- Education: University of the Witwatersrand, Duke University
- Organization: Health Justice Initiative
- Known for: Human rights, health equity and justice, access to medicines.
- Awards: Calgary Peace Prize, 2022

= Fatima Hassan =

South African human rights lawyer

Fatima Hassan is a South African human rights lawyer who works in the field of health justice.

She won the Calgary Peace Prize in 2022 for her work which included exposing inequity in the global deployment of COVID-19 vaccines.

== Education ==
Hassan has a bachelor of arts and an LL.B from the University of the Witwatersrand and a LL.M from Duke University.

== Career ==

Hassan is the founder of the Health Justice Initiative (HJI), and was part of the team that founded the 2008 Western Cape Civil Society Task Team against Xenophobia. In her human rights work, she has litigated against private employers, the South African government, and pharmaceutical companies.

From 2013 to 2019, she was the Executive Director of Open Society Foundation for South Africa.
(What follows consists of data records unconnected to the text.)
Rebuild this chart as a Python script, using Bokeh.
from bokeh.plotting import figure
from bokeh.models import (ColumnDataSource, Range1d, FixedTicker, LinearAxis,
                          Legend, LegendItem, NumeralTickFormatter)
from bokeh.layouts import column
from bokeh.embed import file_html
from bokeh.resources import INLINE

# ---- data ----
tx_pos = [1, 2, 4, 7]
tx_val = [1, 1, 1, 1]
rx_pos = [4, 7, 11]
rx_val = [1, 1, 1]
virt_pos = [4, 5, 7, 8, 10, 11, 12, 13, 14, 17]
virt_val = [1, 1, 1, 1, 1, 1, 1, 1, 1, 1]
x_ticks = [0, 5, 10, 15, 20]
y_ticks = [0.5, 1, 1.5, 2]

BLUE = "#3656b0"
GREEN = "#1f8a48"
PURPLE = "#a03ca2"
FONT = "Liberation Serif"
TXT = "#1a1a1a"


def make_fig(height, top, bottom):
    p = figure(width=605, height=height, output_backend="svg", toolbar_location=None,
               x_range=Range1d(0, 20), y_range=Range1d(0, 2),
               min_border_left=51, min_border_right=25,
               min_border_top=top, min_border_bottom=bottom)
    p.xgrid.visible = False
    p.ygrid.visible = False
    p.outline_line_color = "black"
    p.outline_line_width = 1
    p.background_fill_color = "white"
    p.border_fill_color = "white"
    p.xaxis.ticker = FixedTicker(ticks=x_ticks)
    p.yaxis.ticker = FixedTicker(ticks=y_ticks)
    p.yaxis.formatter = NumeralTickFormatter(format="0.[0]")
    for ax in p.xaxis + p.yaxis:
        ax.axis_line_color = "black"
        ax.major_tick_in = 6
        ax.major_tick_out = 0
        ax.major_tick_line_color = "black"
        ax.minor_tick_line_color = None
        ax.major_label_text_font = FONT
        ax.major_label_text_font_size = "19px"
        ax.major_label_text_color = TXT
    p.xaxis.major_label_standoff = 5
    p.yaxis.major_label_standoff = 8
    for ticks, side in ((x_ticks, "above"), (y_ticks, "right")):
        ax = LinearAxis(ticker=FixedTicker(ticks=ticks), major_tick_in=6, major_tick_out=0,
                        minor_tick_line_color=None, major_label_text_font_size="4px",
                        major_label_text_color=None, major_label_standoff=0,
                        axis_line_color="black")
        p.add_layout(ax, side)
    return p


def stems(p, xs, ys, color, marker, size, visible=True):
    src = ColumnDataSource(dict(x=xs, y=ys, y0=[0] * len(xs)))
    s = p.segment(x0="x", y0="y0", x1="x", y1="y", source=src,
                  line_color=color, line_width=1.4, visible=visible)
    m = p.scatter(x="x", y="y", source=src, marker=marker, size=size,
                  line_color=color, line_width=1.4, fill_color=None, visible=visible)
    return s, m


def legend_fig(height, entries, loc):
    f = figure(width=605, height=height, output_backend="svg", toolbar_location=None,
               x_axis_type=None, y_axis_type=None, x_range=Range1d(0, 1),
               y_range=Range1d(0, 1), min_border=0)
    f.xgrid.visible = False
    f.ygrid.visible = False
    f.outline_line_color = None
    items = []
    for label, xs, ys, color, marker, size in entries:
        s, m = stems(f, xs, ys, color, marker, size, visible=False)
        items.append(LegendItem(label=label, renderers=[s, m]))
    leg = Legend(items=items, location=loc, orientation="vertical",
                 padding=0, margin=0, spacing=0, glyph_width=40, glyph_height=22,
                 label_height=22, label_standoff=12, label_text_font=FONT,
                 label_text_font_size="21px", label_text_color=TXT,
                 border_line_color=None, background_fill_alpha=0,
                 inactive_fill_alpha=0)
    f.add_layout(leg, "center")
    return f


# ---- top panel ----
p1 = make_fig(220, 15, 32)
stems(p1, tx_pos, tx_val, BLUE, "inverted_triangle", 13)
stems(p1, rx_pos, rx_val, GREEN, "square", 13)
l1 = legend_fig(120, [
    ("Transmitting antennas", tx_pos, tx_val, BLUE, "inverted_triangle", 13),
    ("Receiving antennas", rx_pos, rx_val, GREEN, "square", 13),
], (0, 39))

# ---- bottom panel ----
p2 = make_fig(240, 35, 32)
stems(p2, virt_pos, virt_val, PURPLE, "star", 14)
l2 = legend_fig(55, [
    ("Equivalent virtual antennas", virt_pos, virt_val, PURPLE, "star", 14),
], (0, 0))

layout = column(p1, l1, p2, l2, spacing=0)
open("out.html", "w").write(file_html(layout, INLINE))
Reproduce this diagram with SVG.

She has also worked for the AIDS Law Project, acting for the Treatment Action Campaign, clerked for Justice Kate O'Regan, and was a Special Advisor to Minister Barbara Hogan. She has served on the Boards of Ndifuna Ukwazi, the Raith Foundation, Médecins Sans Frontières South Africa, the International Treatment Preparedness Coalition, and Global Witness. She is on the Advisory Group of Resolve to Save Lives. She has been awarded several fellowships including the Franklin Thomas South Africa Constitutional Court Fellowship (Duke Law School) and the Tom & Andi Bernstein Distinguished Human Rights Fellowship, at Yale Law School.

She has also written for Foreign Policy, Al Jazeera, Guardian, Le Monde, Daily Maverick, Mail & Guardian, Bhekisisa, and hosts The Witness and Access podcasts. In 2021, she was also writing in the British Medical Journal, with Prof Leslie London and Prof Gregg Gonsalves, and also Kamran Abassi and Prof Gavin Yamey, exposing the inequity of the global COVID-19 vaccine roll-out.

She is a member of the Peoples Vaccines Alliance and she won the Calgary Peace Prize in 2022 which included recognition for her previous work on HIV/AIDS and for her work on COVID-19 vaccine equity, including challenging pandemic secrecy, profiteering and IP barriers to access. The award is made by Mount Royal University as part of the John de Chastelain Peace Initiative.